During the summer of 2011, Fran spent two months on the steppes of Mongolia working in Hustai National Park. In conjunction with professors and students from the National University of Mongolia, she researched the breeding ecology and development of Amur Falcons (Falco amurensis) through the nesting and fledging season. Her daily fieldwork involved climbing trees to monitor nest conditions, measuring and taking samples from the falcon chicks, as well as conducting behavioural observations of the parent birds. Fran was fortunate enough to get to know the students she worked with, the local rangers and park employees, the diverse and international visitors, and of course, the falcon families. During her free time, Fran explored the park on horseback and by running, and was privileged to interacted almost daily with several harems of Przewalski's horses (Equus ferus przewalskii).
Gurkaran Singh '15
Gurkaran is sophomore from Houston, Texas, currently considering majoring in either engineering or economics. In the Summer of 2012, he had the opportunity of travelling to South Africa to participate in Think Impact's Innovation Institute. This internship emphasized the role of asset-based community development and social entrepreneurship in achieving economic empowerment.

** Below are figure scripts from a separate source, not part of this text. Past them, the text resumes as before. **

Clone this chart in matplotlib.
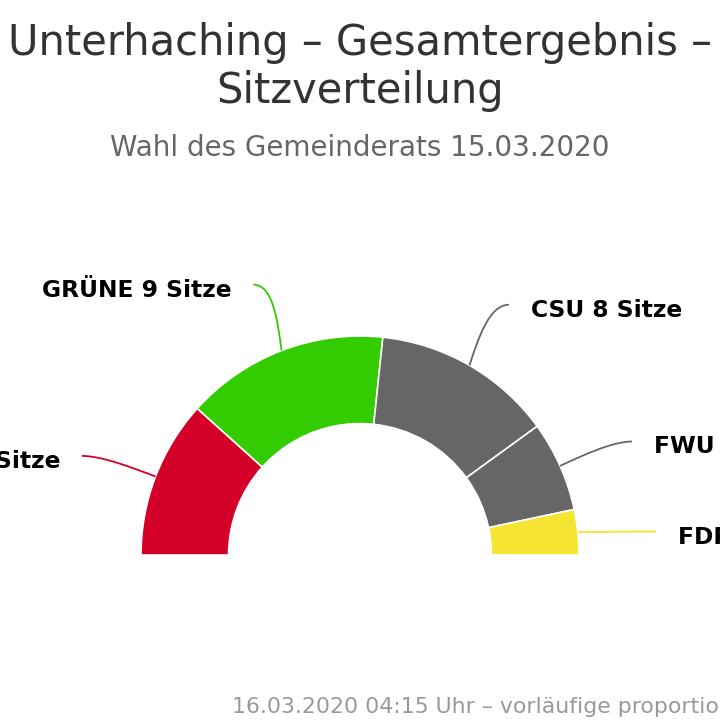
import numpy as np
import matplotlib.pyplot as plt
from matplotlib.path import Path
from matplotlib.patches import PathPatch

parties = ["SPD", "GRÜNE", "CSU", "FWU", "FDP"]
seats = [7, 9, 8, 4, 2]
colors = ["#d5002a", "#33cc00", "#666666", "#666666", "#f5e532"]

title = "Unterhaching – Gesamtergebnis –\nSitzverteilung"
subtitle = "Wahl des Gemeinderats 15.03.2020"
footer = "16.03.2020 04:15 Uhr – vorläufige proportionale Sitzverteilung"

# pixel layout of the reference (720x720)
W = 720
cx, cy = 360, 555
scale = 219.0

fig = plt.figure(figsize=(7.2, 7.2), dpi=100)
ax = fig.add_axes([0, 0, 1, 1])

total = sum(seats)
wedges, _ = ax.pie(seats + [total], colors=colors + ["white"], startangle=180,
                   counterclock=False, radius=1.0,
                   wedgeprops=dict(width=0.4, edgecolor="white", linewidth=1.2))
wedges[-1].set_visible(False)

ax.set_xlim(-cx / scale, (W - cx) / scale)
ax.set_ylim(-(W - cy) / scale, cy / scale)
ax.set_aspect("equal")
ax.axis("off")

# labels with curved connectors
for w, name, n, c in zip(wedges[:-1], parties, seats, colors):
    mid = np.deg2rad((w.theta1 + w.theta2) / 2)
    sx, sy = np.cos(mid), np.sin(mid)
    ex, ey = 1.36 * np.cos(mid), 1.36 * np.sin(mid) - 0.035
    side = 1 if sx > 0 else -1
    p1 = (ex - side * 0.09, ey)
    p2 = (sx + 0.45 * (p1[0] - sx), sy + 0.45 * (p1[1] - sy))
    path = Path([(ex, ey), p1, p2, (sx, sy)],
                [Path.MOVETO, Path.CURVE4, Path.CURVE4, Path.CURVE4])
    ax.add_patch(PathPatch(path, fc="none", ec=c, lw=1.3, clip_on=False))
    ax.text(ex + side * 0.1, ey - 0.025, f"{name} {n} Sitze",
            ha="left" if side > 0 else "right", va="center",
            fontsize=16.8, fontweight="bold", color="black", clip_on=False)

fig.text(0.5, 1 - 67 / W, title, ha="center", va="center", fontsize=30,
         color="#333333", linespacing=1.2)
fig.text(0.5, 1 - 148 / W, subtitle, ha="center", va="center", fontsize=20,
         color="#666666")
fig.text(232 / W, 1 - 707 / W, footer, ha="left", va="center", fontsize=15.8,
         color="#999999")

fig.savefig("out.png", dpi=100)
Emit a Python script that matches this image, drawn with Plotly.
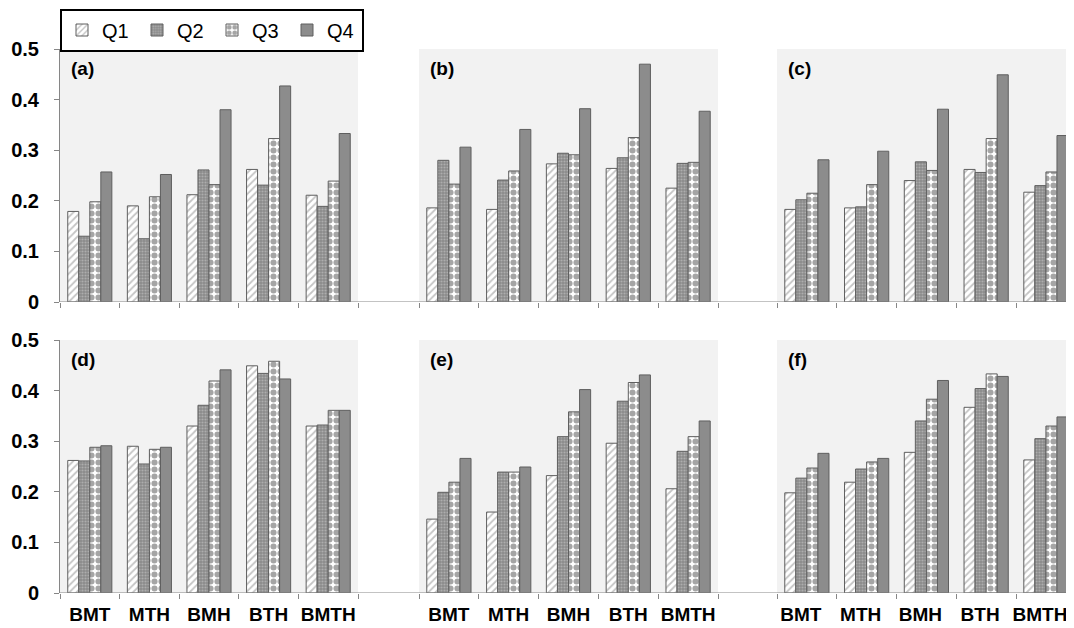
import plotly.graph_objects as go
from plotly.subplots import make_subplots

categories = ["BMT", "MTH", "BMH", "BTH", "BMTH"]
series_names = ["Q1", "Q2", "Q3", "Q4"]
panel_labels = ["(a)", "(b)", "(c)", "(d)", "(e)", "(f)"]
y_ticks = [0, 0.1, 0.2, 0.3, 0.4, 0.5]
y_tick_text = ["0", "0.1", "0.2", "0.3", "0.4", "0.5"]

# values per panel: Q1, Q2, Q3, Q4 over categories
panel_a = [[0.179, 0.190, 0.212, 0.262, 0.211],
           [0.130, 0.125, 0.261, 0.231, 0.189],
           [0.198, 0.208, 0.232, 0.323, 0.239],
           [0.257, 0.252, 0.380, 0.427, 0.333]]
panel_b = [[0.186, 0.183, 0.273, 0.264, 0.225],
           [0.280, 0.241, 0.294, 0.285, 0.274],
           [0.233, 0.259, 0.291, 0.325, 0.276],
           [0.306, 0.341, 0.382, 0.470, 0.377]]
panel_c = [[0.183, 0.186, 0.240, 0.262, 0.217],
           [0.202, 0.188, 0.277, 0.256, 0.230],
           [0.215, 0.232, 0.260, 0.323, 0.257],
           [0.281, 0.298, 0.381, 0.449, 0.329]]
panel_d = [[0.262, 0.290, 0.330, 0.449, 0.330],
           [0.261, 0.255, 0.371, 0.434, 0.332],
           [0.288, 0.284, 0.419, 0.458, 0.361],
           [0.291, 0.288, 0.441, 0.423, 0.361]]
panel_e = [[0.146, 0.160, 0.232, 0.296, 0.206],
           [0.199, 0.239, 0.309, 0.379, 0.280],
           [0.219, 0.239, 0.358, 0.416, 0.309],
           [0.266, 0.249, 0.402, 0.431, 0.340]]
panel_f = [[0.198, 0.219, 0.278, 0.367, 0.263],
           [0.227, 0.245, 0.340, 0.404, 0.305],
           [0.247, 0.259, 0.383, 0.433, 0.330],
           [0.276, 0.266, 0.420, 0.428, 0.348]]
panels = [panel_a, panel_b, panel_c, panel_d, panel_e, panel_f]

OUTLINE = "#5f5f5f"
styles = [
    dict(shape="/", fgcolor="#8a8a8a", bgcolor="#ffffff", size=5, solidity=0.35),
    dict(shape=".", fgcolor="#cfcfcf", bgcolor="#8a8a8a", size=3, solidity=0.4),
    dict(shape=".", fgcolor="#4c4c4c", bgcolor="#ffffff", size=7, solidity=0.6),
    dict(shape="", fgcolor="#8c8c8c", bgcolor="#8c8c8c"),
]
fills = ["#ffffff", "#8a8a8a", "#ffffff", "#8c8c8c"]

# the page adds an 8px body margin, so the figure is sized/offset to compensate
W, H = 1066, 620
ML, MR, MT, MB = 52, 0, 41, 35
PW = W - ML - MR
PH = H - MT - MB
FONT = "Liberation Sans, Arial"

fig = make_subplots(rows=2, cols=3)

for p, data in enumerate(panels):
    r = p // 3 + 1
    c = p % 3 + 1
    for s, name in enumerate(series_names):
        fig.add_trace(go.Bar(
            x=categories, y=data[s], name=name,
            showlegend=(p == 0),
            marker=dict(color=fills[s], pattern=styles[s],
                        line=dict(color=OUTLINE, width=1)),
        ), row=r, col=c)

# domains in pixels relative to plot-area left
x_dom_px = [(0, 298), (359, 658), (717, 1014)]
x_ranges = [[-0.5, 4.5], [-0.5, 4.5], [-0.5, 4.47]]
row_dom = [((593 - 302) / PH, 1.0), (0.0, (593 - 340) / PH)]

axis_color = "#868686"
for p in range(6):
    r = p // 3
    c = p % 3
    xa = "xaxis" if p == 0 else f"xaxis{p + 1}"
    ya = "yaxis" if p == 0 else f"yaxis{p + 1}"
    fig.layout[xa].update(
        domain=[x_dom_px[c][0] / PW, x_dom_px[c][1] / PW],
        range=x_ranges[c], type="category",
        showgrid=False, zeroline=False, showline=False,
        ticks="outside", tickson="boundaries", ticklen=5, tickcolor=axis_color,
        showticklabels=(r == 1), ticklabelstandoff=8, tickangle=0,
        ticklabelshift=(-6 if c == 2 else 0),
        tickfont=dict(family=FONT, size=19, color="black", weight="bold"),
    )
    fig.layout[ya].update(
        domain=list(row_dom[r]), range=[0, 0.5],
        showgrid=False, zeroline=False,
        showline=(c == 0), linecolor=axis_color, linewidth=1,
        ticks="outside" if c == 0 else "", ticklen=5, tickcolor=axis_color,
        tickvals=y_ticks, ticktext=y_tick_text,
        showticklabels=(c == 0), ticklabelstandoff=11,
        tickfont=dict(family=FONT, size=20, color="black", weight="bold"),
    )
    fig.add_annotation(
        text=panel_labels[p], xref=f"x{'' if p == 0 else p + 1} domain",
        yref=f"y{'' if p == 0 else p + 1} domain",
        x=9 / 298, y=1 - 19 / 253, xanchor="left", yanchor="middle",
        showarrow=False,
        font=dict(family=FONT, size=19, color="black", weight="bold"),
    )

# continuous horizontal axis line across each row
for yref in ["y", "y4"]:
    fig.add_shape(type="line", xref="paper", yref=yref, x0=0, x1=1, y0=0, y1=0,
                  line=dict(color=axis_color, width=1), layer="above")

fig.update_layout(
    width=W, height=H,
    margin=dict(l=ML, r=MR, t=MT, b=MB, autoexpand=False),
    paper_bgcolor="white", plot_bgcolor="#f2f2f2",
    barmode="group", bargap=0.26, bargroupgap=0,
    font=dict(family=FONT, color="black"),
    legend=dict(
        orientation="h", x=0, xanchor="left",
        yref="container", y=1 - 0.5 / H, yanchor="top",
        bordercolor="black", borderwidth=2, bgcolor="white",
        font=dict(family=FONT, size=20, color="black"),
        entrywidth=30, entrywidthmode="pixels",
        tracegroupgap=0, itemwidth=30,
    ),
)

fig.write_html("out.html")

Gurkaran lived in the village of Hlalakahle, where he brought together a team of five community members to create a social enterprise. His work included facilitating the brainstorming, prototyping, and implementation of a social business aimed at repurposing trash. This business, named Ahi Basiseni, is structured to use local assets to address the issues of sanitation and unemployment in the village. His work has made him realize the potential of incorporating human centered design principles in development.
Gurkaran has been interested in economic development since high school and a subsequent gap year, when he worked in impoverished areas of Punjab, India. He is returning to the state during the Winter of 2013 to study the rampant drug addiction issues in the state. He is very thankful to the Dickey Center and Class of 1966 for the opportunity this summer to live a simple life and work in a continent he had never been to before.